◆ **Exercise objective**
Examine each line of the data. Copy those that contain the string "this".

◆ **Dataset records**
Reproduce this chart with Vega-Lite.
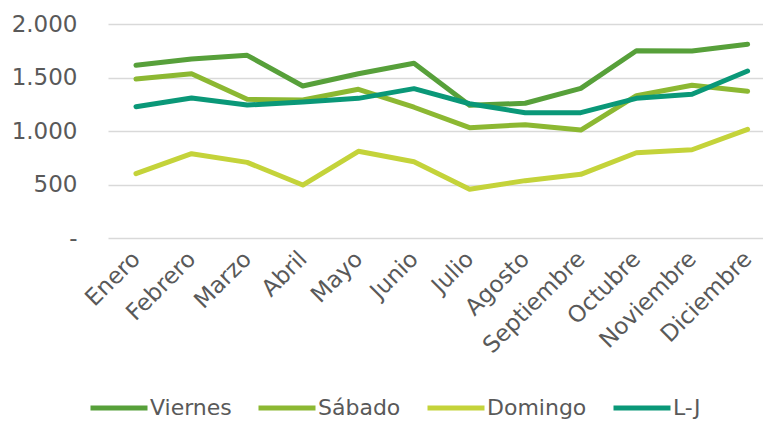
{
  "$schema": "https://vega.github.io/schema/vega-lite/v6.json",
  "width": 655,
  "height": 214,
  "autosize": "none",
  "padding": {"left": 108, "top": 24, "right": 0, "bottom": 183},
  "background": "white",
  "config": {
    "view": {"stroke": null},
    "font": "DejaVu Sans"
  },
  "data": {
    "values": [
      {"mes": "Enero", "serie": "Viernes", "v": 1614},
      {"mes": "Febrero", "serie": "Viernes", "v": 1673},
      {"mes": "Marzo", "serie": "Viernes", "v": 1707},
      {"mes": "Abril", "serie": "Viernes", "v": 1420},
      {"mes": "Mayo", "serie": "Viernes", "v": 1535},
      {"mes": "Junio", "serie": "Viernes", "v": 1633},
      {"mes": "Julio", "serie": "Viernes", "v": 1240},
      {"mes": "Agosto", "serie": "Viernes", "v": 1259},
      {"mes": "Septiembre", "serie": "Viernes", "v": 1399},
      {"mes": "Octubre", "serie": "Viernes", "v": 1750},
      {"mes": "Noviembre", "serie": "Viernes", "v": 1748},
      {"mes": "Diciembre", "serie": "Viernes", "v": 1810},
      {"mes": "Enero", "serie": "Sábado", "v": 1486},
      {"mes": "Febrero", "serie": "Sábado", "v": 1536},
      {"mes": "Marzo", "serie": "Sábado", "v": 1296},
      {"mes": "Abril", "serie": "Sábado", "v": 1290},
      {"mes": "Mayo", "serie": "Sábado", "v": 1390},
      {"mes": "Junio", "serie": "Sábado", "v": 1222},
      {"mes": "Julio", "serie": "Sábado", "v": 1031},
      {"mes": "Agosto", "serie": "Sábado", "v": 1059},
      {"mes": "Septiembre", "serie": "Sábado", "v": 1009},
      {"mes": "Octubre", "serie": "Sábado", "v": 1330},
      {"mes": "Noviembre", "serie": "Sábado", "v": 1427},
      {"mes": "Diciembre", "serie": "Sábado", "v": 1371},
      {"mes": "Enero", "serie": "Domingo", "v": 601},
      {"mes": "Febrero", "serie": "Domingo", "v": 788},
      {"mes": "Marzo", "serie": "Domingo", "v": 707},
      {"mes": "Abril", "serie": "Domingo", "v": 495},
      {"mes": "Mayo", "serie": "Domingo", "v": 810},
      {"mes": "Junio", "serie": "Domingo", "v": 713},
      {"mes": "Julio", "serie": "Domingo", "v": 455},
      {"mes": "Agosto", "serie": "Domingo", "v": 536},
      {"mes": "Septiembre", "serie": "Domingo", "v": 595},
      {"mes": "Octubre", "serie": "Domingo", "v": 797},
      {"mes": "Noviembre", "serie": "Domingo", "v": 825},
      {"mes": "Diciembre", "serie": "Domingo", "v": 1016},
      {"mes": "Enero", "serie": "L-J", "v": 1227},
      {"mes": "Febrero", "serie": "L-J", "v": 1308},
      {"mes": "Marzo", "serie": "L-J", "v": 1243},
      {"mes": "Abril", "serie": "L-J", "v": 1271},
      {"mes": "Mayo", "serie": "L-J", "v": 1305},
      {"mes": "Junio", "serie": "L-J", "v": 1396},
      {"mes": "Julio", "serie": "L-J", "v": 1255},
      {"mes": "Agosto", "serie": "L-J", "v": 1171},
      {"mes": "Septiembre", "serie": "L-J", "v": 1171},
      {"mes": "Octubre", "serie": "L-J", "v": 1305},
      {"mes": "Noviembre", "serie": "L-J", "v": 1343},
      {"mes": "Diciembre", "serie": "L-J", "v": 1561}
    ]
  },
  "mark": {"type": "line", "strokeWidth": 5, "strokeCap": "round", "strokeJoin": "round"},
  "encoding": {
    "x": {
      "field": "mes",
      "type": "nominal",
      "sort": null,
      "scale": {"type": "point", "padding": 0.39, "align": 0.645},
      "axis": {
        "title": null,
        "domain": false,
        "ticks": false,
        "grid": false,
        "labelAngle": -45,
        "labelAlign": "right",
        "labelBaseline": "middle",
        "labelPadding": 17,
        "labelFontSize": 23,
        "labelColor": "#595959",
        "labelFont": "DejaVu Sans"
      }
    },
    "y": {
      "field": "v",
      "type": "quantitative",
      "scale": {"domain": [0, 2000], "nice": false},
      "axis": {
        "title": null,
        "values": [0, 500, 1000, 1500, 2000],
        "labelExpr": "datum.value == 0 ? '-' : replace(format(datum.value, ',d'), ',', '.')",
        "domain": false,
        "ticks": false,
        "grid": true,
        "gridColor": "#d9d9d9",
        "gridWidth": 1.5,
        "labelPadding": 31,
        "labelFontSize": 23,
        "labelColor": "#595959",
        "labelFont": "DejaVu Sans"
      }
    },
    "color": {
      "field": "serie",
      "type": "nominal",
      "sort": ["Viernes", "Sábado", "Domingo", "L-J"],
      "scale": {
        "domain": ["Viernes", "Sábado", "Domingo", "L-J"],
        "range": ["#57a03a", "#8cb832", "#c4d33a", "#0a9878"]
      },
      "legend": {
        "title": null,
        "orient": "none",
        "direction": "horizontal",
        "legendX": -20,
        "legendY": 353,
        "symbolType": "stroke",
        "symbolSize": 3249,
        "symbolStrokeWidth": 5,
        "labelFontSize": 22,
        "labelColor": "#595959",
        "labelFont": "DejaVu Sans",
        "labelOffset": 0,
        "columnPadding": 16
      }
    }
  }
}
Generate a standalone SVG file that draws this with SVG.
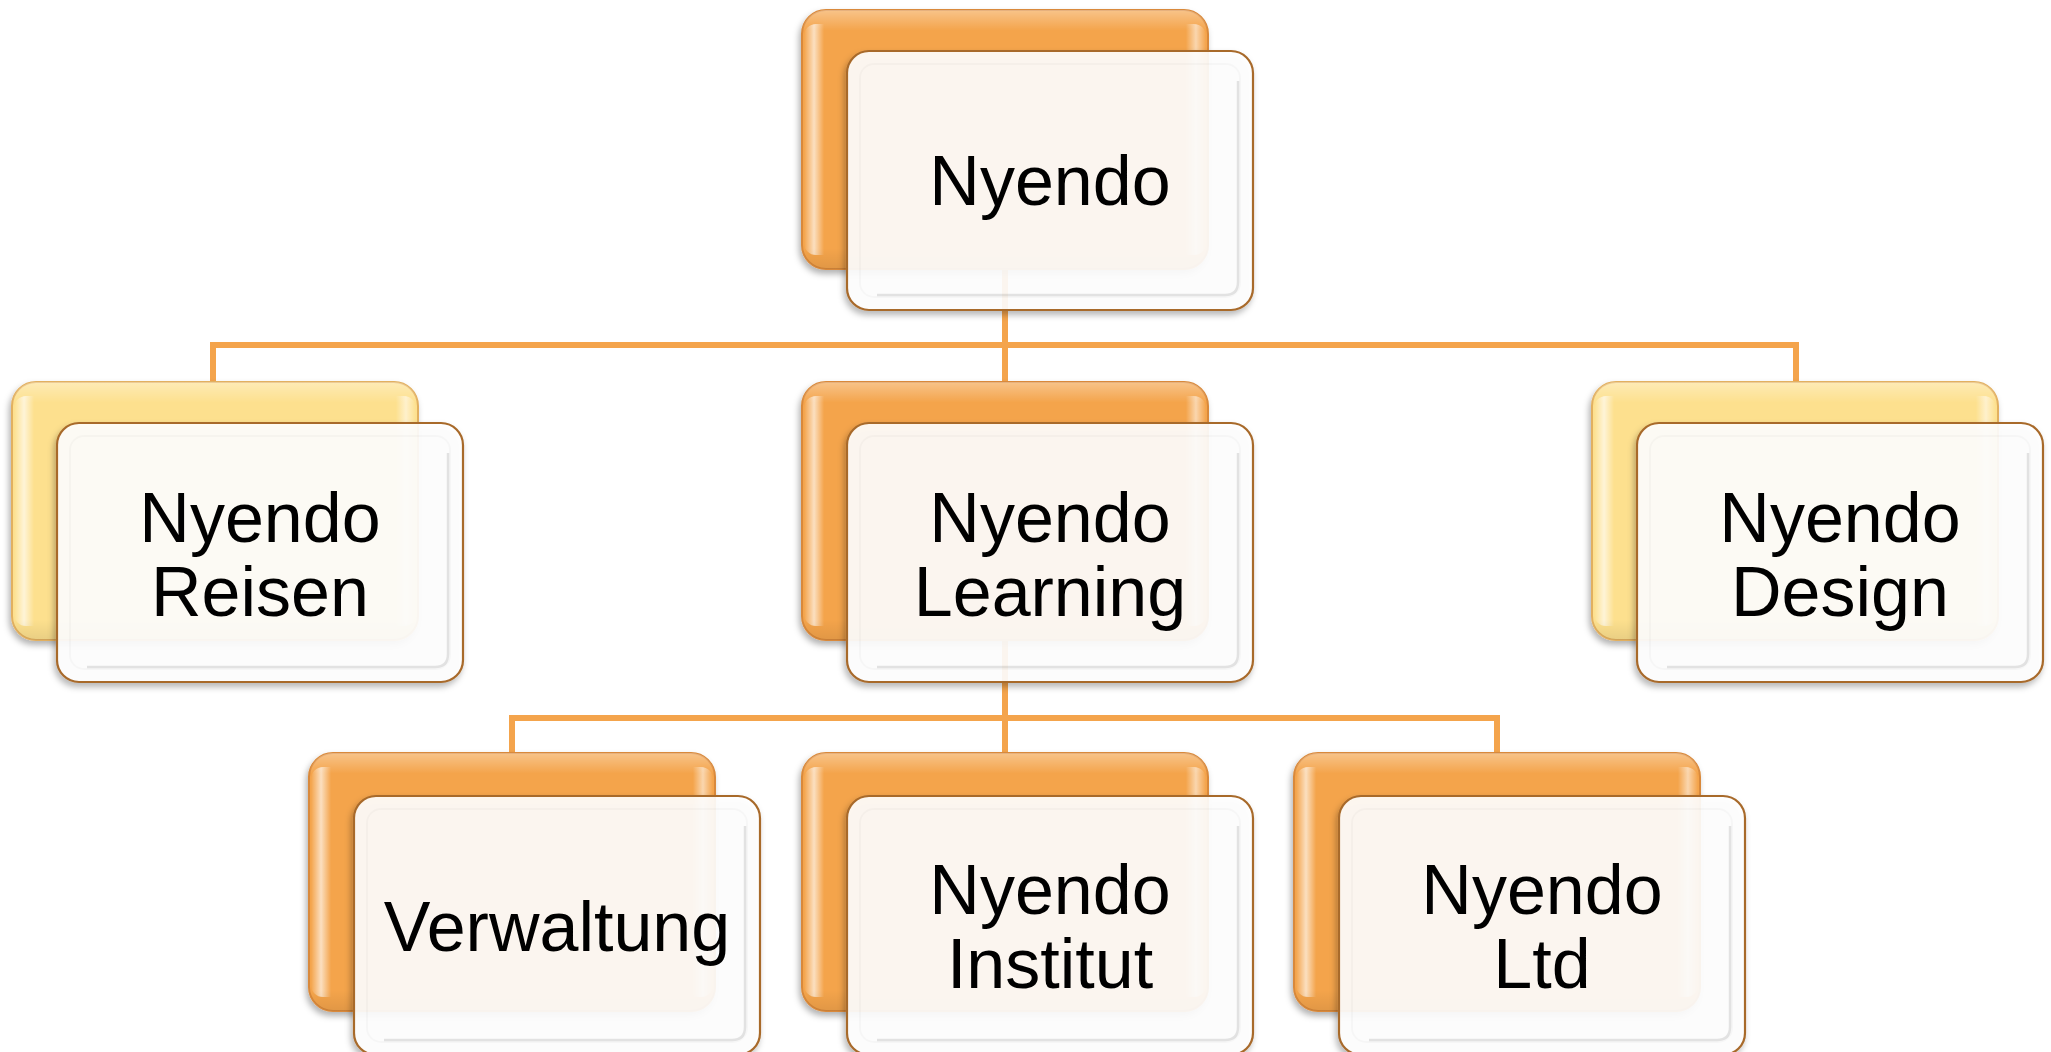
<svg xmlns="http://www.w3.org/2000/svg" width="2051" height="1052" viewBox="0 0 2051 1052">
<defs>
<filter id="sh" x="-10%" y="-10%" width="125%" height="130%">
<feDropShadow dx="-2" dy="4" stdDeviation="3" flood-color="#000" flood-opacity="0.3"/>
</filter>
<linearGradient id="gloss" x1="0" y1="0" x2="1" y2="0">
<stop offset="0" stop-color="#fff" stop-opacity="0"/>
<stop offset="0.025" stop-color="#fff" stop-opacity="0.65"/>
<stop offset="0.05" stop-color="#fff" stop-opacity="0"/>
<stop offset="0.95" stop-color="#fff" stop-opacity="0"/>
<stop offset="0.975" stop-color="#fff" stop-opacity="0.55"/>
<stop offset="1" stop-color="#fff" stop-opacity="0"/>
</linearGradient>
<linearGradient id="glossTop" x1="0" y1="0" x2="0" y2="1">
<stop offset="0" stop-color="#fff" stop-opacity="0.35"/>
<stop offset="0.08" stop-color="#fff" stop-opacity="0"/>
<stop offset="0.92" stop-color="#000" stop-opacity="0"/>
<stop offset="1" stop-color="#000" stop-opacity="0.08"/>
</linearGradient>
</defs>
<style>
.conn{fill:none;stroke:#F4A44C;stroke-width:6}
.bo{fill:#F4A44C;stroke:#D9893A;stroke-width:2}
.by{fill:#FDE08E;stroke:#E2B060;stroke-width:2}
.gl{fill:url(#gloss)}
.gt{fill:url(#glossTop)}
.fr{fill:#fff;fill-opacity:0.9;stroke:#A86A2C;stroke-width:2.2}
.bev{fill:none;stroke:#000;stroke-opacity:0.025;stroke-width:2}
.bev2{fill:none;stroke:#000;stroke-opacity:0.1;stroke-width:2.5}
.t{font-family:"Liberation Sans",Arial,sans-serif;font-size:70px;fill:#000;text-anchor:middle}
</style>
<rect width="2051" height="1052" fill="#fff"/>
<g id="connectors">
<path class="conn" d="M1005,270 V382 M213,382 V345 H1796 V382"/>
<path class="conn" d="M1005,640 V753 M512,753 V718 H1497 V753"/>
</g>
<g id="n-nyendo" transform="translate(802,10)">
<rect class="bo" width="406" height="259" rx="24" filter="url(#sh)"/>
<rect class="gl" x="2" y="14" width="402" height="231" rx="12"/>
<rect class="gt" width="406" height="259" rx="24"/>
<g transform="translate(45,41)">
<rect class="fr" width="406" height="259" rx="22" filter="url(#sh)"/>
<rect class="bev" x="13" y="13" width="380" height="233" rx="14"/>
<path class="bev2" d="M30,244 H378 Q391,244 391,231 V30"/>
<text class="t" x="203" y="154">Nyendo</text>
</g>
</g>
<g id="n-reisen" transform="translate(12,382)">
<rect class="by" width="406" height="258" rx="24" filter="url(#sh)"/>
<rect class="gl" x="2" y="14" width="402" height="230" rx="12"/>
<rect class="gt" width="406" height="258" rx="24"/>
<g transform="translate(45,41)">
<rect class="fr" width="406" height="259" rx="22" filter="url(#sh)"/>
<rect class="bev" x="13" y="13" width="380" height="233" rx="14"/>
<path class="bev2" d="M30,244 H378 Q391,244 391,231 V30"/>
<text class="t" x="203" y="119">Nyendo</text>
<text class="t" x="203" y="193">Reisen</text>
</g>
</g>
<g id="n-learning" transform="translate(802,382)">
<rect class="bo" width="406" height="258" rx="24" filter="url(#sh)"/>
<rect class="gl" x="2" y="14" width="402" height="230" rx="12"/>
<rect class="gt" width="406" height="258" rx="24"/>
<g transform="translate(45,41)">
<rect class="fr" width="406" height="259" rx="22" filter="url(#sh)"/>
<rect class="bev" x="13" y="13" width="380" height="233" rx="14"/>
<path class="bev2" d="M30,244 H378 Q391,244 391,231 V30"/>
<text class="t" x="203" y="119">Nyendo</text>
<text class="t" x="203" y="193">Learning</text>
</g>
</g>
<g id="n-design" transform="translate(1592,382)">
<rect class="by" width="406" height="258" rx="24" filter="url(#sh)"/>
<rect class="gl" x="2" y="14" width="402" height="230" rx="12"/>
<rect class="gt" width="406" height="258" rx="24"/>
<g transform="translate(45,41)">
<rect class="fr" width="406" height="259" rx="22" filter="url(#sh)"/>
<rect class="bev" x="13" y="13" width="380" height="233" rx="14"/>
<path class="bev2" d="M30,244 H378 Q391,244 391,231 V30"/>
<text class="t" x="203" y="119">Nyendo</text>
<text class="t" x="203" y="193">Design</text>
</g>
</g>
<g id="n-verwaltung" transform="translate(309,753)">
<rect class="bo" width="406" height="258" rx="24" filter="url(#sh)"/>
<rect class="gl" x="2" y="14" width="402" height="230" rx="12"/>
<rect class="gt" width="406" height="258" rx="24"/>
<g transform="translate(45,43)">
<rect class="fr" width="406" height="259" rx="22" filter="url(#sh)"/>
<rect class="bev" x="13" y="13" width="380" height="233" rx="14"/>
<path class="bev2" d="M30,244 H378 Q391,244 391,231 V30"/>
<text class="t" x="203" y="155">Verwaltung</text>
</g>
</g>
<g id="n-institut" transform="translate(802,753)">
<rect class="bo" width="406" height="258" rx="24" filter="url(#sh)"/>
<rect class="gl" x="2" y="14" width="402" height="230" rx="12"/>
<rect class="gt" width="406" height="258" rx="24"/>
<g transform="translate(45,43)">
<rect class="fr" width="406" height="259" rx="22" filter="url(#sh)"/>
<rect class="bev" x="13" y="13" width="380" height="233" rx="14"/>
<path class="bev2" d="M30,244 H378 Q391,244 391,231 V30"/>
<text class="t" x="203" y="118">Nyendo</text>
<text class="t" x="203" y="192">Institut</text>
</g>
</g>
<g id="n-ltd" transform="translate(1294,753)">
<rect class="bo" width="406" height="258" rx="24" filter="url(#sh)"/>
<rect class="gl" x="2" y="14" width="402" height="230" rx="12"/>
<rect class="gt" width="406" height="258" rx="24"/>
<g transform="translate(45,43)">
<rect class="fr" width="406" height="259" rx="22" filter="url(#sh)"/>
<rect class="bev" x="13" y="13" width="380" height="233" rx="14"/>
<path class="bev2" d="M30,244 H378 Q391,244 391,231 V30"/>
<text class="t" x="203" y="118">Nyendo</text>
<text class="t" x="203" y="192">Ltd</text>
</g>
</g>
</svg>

◆ **Full output**
Reproduce this chart with Vega-Lite.
Generate a standalone SVG file that draws this with SVG.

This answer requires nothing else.